===== Provided material

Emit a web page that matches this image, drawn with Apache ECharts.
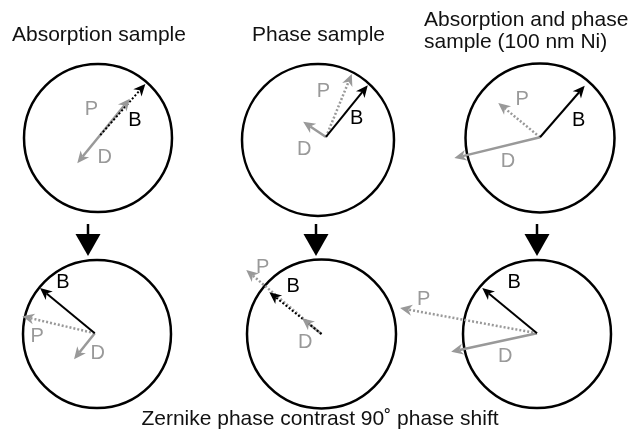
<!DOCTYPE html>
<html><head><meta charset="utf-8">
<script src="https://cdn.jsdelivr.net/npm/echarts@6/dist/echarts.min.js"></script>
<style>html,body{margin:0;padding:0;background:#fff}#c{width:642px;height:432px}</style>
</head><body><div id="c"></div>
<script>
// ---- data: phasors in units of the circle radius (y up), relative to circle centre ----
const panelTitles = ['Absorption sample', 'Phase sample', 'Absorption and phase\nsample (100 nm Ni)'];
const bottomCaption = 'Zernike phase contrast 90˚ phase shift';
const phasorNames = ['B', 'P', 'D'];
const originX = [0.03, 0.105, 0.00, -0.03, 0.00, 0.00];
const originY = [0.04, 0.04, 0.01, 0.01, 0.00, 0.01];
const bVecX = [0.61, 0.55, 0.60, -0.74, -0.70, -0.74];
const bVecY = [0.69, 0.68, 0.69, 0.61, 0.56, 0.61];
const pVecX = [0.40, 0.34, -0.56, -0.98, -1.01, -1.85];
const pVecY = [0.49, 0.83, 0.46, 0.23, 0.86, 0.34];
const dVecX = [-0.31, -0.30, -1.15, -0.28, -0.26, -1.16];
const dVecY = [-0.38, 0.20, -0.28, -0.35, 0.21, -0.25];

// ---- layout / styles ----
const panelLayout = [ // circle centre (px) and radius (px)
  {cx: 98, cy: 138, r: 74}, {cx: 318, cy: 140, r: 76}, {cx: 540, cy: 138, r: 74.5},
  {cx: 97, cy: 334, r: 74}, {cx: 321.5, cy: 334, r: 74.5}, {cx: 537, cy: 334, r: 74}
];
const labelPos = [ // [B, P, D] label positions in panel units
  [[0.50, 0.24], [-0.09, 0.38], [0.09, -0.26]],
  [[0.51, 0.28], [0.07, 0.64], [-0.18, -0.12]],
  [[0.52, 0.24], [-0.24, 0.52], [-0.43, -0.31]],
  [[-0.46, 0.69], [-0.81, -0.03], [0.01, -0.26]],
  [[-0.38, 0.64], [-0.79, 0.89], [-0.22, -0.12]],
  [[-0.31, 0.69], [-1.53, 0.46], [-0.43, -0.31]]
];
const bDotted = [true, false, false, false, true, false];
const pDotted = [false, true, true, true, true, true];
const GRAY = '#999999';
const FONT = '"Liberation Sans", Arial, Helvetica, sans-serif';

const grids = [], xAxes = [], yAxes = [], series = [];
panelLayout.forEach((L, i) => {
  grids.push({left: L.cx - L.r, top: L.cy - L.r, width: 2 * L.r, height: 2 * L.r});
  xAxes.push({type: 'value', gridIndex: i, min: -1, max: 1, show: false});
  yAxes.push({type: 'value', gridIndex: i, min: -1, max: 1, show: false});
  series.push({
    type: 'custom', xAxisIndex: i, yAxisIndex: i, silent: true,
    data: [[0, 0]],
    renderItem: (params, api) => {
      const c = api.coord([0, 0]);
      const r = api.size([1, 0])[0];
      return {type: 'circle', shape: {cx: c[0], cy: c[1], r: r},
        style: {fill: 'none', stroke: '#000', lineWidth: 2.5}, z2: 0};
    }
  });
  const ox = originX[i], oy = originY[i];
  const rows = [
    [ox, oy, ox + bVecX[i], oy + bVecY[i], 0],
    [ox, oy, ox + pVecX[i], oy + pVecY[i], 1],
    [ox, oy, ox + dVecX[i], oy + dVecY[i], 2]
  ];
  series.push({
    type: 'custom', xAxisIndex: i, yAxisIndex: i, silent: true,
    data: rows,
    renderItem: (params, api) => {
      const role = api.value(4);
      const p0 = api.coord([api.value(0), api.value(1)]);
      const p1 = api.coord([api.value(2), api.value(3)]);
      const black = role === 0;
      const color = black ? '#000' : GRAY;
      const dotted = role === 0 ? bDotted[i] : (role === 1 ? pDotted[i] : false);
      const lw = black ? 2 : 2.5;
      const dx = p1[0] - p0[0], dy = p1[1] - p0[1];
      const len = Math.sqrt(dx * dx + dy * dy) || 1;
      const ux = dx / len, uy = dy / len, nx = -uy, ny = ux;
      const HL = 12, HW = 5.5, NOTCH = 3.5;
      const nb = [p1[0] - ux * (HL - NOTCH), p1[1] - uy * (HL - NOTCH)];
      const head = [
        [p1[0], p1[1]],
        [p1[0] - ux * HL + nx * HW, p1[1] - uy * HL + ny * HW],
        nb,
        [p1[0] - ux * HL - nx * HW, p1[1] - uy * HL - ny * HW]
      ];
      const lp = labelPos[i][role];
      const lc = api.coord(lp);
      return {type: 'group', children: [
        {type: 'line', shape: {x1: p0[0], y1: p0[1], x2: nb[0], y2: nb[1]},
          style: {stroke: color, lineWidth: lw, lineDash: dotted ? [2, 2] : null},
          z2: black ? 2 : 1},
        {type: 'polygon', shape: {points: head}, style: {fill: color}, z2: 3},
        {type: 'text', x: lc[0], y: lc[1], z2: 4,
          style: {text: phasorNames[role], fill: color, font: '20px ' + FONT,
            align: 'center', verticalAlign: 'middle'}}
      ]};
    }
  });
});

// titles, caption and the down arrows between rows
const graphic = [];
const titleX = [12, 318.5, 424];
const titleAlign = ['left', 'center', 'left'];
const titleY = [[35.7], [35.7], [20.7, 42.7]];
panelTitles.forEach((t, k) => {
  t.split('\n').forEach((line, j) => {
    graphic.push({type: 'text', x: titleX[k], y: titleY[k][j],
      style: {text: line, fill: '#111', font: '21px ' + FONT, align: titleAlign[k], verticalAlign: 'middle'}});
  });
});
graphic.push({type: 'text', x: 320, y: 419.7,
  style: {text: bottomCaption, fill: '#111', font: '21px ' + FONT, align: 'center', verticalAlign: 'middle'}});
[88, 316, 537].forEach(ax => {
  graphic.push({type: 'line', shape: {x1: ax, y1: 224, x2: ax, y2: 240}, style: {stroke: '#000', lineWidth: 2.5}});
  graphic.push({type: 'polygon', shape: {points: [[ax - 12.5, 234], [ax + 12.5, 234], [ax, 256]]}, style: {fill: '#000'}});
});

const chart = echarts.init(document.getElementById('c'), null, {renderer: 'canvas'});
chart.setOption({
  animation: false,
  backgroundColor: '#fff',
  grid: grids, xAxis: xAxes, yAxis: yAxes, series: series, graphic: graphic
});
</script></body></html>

==========

*What you are asked to do*: The lines from the start of the data through the line that contains "const dVecY = [-0.38, 0.20, -0.28, -0.35, 0.21, -0.25];" are to be returned exactly, please, with both ends included and every picture left out.

*Result for this exercise*:
Emit a web page that matches this image, drawn with Apache ECharts.
<!DOCTYPE html>
<html><head><meta charset="utf-8">
<script src="https://cdn.jsdelivr.net/npm/echarts@6/dist/echarts.min.js"></script>
<style>html,body{margin:0;padding:0;background:#fff}#c{width:642px;height:432px}</style>
</head><body><div id="c"></div>
<script>
// ---- data: phasors in units of the circle radius (y up), relative to circle centre ----
const panelTitles = ['Absorption sample', 'Phase sample', 'Absorption and phase\nsample (100 nm Ni)'];
const bottomCaption = 'Zernike phase contrast 90˚ phase shift';
const phasorNames = ['B', 'P', 'D'];
const originX = [0.03, 0.105, 0.00, -0.03, 0.00, 0.00];
const originY = [0.04, 0.04, 0.01, 0.01, 0.00, 0.01];
const bVecX = [0.61, 0.55, 0.60, -0.74, -0.70, -0.74];
const bVecY = [0.69, 0.68, 0.69, 0.61, 0.56, 0.61];
const pVecX = [0.40, 0.34, -0.56, -0.98, -1.01, -1.85];
const pVecY = [0.49, 0.83, 0.46, 0.23, 0.86, 0.34];
const dVecX = [-0.31, -0.30, -1.15, -0.28, -0.26, -1.16];
const dVecY = [-0.38, 0.20, -0.28, -0.35, 0.21, -0.25];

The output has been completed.